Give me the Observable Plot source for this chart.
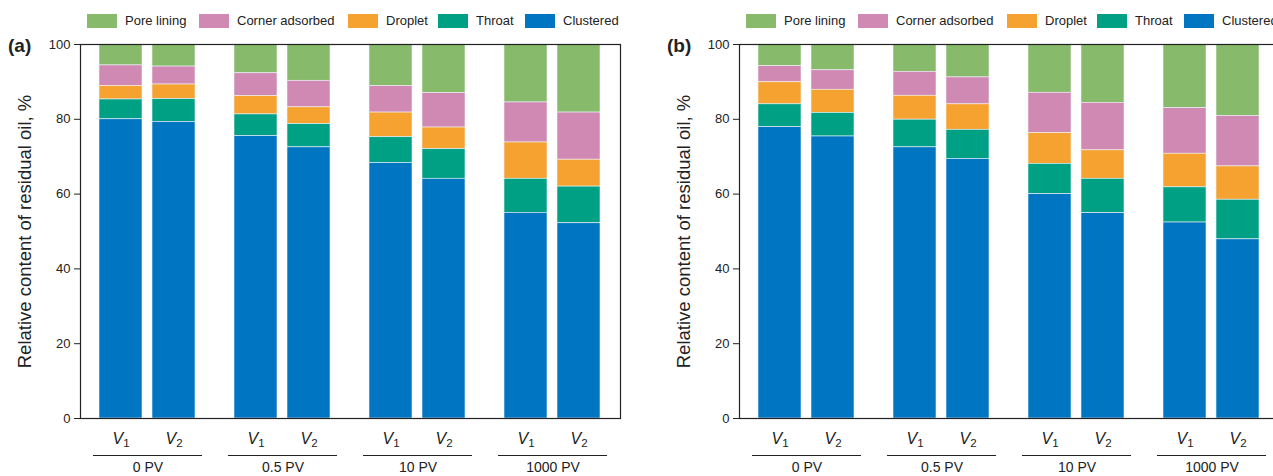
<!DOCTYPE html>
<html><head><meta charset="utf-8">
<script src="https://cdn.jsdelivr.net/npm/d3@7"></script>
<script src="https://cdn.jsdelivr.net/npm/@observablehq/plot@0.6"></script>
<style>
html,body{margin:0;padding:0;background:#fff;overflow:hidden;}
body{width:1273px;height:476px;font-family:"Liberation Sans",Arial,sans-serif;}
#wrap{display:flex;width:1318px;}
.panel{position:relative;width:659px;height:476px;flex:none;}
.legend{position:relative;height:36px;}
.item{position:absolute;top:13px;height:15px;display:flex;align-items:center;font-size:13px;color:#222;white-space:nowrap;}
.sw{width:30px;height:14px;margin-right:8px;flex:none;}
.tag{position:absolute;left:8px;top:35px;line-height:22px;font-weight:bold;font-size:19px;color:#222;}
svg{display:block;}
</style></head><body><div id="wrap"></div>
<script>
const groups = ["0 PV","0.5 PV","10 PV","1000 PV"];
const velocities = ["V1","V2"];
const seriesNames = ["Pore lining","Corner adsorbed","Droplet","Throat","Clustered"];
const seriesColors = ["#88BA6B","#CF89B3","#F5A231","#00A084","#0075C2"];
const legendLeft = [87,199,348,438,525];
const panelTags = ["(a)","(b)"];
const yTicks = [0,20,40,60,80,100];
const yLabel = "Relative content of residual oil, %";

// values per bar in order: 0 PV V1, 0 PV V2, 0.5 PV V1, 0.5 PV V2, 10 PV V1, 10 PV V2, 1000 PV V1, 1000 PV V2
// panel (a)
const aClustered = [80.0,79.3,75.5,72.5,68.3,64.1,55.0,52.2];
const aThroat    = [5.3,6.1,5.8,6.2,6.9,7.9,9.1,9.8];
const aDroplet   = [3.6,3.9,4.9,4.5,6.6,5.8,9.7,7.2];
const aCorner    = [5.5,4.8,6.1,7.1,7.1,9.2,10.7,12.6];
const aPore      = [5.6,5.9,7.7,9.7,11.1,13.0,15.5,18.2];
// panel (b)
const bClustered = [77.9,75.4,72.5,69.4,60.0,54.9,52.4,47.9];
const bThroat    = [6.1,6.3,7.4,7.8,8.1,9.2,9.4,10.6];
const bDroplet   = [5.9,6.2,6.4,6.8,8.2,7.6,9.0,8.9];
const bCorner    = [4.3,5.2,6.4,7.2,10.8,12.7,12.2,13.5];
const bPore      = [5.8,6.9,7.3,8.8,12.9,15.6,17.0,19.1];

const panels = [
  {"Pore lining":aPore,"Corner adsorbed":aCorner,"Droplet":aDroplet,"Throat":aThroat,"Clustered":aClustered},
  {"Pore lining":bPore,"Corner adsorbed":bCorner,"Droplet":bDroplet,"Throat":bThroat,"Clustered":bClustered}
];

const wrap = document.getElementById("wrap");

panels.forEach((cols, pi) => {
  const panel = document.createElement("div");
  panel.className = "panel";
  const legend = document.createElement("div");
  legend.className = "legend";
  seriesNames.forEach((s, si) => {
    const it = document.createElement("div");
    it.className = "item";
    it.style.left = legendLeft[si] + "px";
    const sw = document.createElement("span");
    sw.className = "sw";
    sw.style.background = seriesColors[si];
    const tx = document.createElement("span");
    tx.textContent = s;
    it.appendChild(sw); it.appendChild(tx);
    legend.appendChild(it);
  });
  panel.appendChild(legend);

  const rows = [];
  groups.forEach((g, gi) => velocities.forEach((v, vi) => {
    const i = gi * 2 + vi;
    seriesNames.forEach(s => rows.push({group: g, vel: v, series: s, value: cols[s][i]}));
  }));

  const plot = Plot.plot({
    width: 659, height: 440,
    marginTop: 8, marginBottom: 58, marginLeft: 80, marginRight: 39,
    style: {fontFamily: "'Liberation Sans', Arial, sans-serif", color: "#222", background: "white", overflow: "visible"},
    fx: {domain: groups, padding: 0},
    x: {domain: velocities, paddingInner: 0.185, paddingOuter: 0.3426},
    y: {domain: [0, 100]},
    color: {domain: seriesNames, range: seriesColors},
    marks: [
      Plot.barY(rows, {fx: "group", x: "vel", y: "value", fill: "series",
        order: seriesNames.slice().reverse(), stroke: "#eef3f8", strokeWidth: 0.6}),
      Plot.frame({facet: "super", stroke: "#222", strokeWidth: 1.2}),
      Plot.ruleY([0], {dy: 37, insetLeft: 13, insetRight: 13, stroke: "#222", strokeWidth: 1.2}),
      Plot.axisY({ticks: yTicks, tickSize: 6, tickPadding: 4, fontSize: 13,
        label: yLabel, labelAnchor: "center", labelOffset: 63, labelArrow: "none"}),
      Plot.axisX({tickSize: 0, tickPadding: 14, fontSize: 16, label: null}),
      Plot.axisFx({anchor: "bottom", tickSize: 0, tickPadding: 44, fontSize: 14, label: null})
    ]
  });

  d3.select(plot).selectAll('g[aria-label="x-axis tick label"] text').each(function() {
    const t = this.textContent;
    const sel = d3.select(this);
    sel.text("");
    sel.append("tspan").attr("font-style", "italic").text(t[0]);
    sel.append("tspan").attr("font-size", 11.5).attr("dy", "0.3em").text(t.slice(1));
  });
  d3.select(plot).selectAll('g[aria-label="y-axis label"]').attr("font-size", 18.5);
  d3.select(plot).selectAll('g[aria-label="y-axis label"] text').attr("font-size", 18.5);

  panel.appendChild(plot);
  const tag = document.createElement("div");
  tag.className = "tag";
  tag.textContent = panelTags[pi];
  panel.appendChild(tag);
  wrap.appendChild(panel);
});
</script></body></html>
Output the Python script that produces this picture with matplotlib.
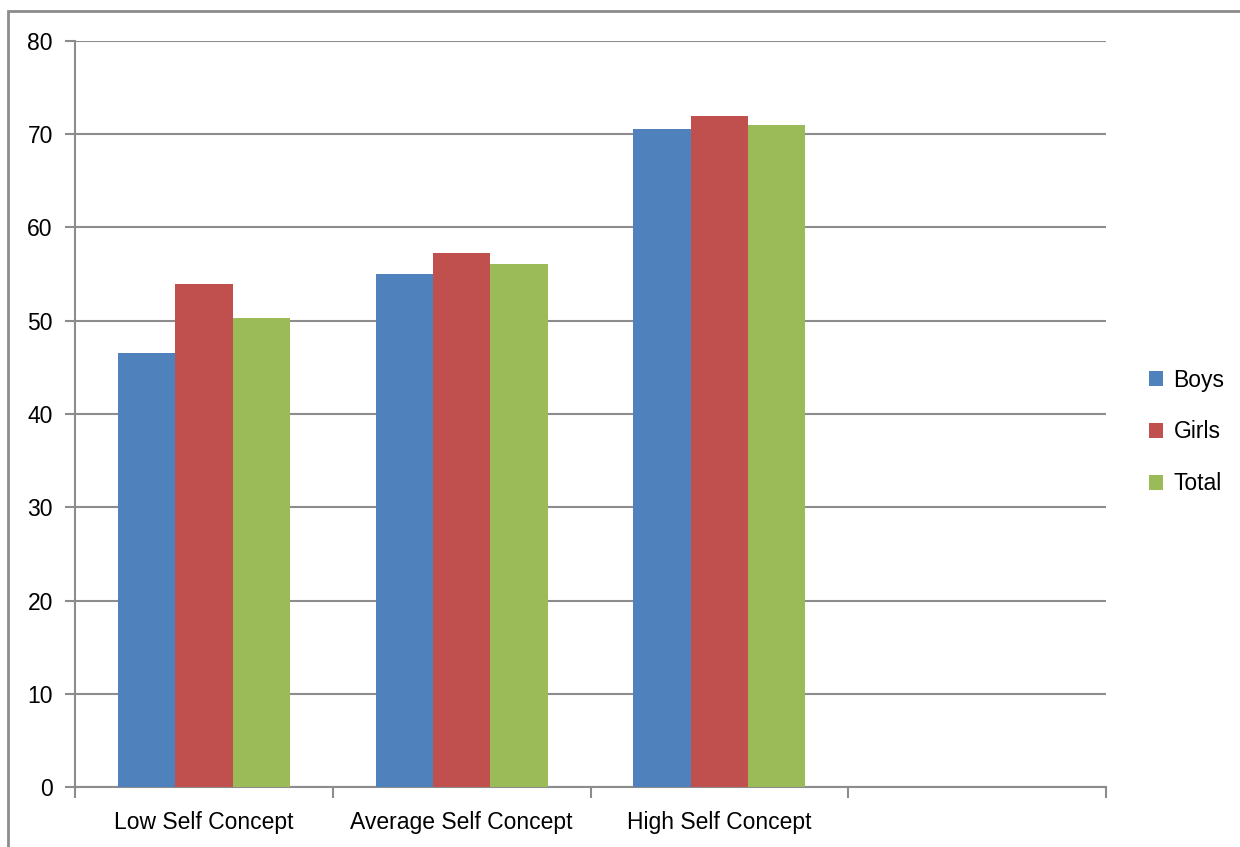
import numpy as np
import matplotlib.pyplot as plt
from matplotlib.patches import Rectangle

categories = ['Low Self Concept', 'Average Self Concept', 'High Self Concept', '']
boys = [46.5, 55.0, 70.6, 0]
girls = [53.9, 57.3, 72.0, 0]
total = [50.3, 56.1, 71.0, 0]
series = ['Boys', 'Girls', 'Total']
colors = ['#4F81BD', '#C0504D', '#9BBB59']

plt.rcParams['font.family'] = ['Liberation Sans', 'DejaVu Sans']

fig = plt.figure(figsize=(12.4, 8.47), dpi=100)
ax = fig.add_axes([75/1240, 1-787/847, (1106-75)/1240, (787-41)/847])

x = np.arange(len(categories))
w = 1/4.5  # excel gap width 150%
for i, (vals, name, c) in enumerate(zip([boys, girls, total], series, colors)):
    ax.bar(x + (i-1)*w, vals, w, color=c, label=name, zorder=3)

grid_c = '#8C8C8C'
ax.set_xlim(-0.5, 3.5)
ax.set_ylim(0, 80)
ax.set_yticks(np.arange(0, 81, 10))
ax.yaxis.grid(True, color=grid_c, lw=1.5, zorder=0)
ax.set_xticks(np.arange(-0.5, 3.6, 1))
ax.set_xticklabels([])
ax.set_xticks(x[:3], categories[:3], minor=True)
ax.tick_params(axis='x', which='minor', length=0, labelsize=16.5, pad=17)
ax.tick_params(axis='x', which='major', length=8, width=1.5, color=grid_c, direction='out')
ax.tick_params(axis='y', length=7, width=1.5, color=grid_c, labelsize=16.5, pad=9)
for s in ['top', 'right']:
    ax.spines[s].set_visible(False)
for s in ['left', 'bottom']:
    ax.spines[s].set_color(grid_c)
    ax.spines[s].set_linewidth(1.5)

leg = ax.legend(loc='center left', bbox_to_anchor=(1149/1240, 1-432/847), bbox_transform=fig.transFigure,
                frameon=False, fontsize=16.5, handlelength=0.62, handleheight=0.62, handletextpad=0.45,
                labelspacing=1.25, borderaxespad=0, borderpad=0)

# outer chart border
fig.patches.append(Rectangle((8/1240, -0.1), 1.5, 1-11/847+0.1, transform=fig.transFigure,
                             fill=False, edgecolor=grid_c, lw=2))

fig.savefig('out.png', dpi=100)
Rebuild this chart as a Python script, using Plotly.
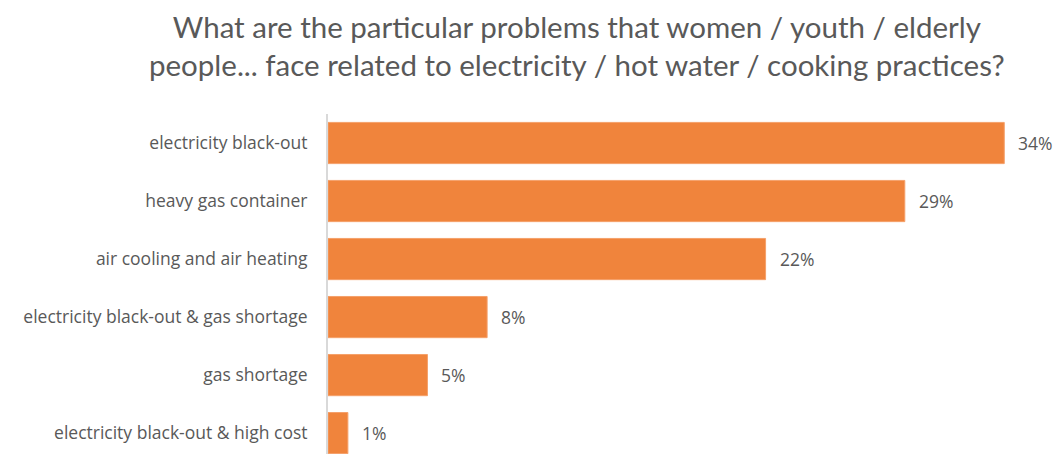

☆ ☆ ☆

- WHAT IS ASKED
Show each line of the listing that holds the string "script".

- WRITTEN RESPONSE
<script src="https://cdn.jsdelivr.net/npm/d3@7"></script>
<script src="https://cdn.jsdelivr.net/npm/@observablehq/plot@0.6"></script>
<script>
</script></body></html>
Output the Python script that produces this picture with matplotlib.
Rebuild this chart as a Python script, using Plotly.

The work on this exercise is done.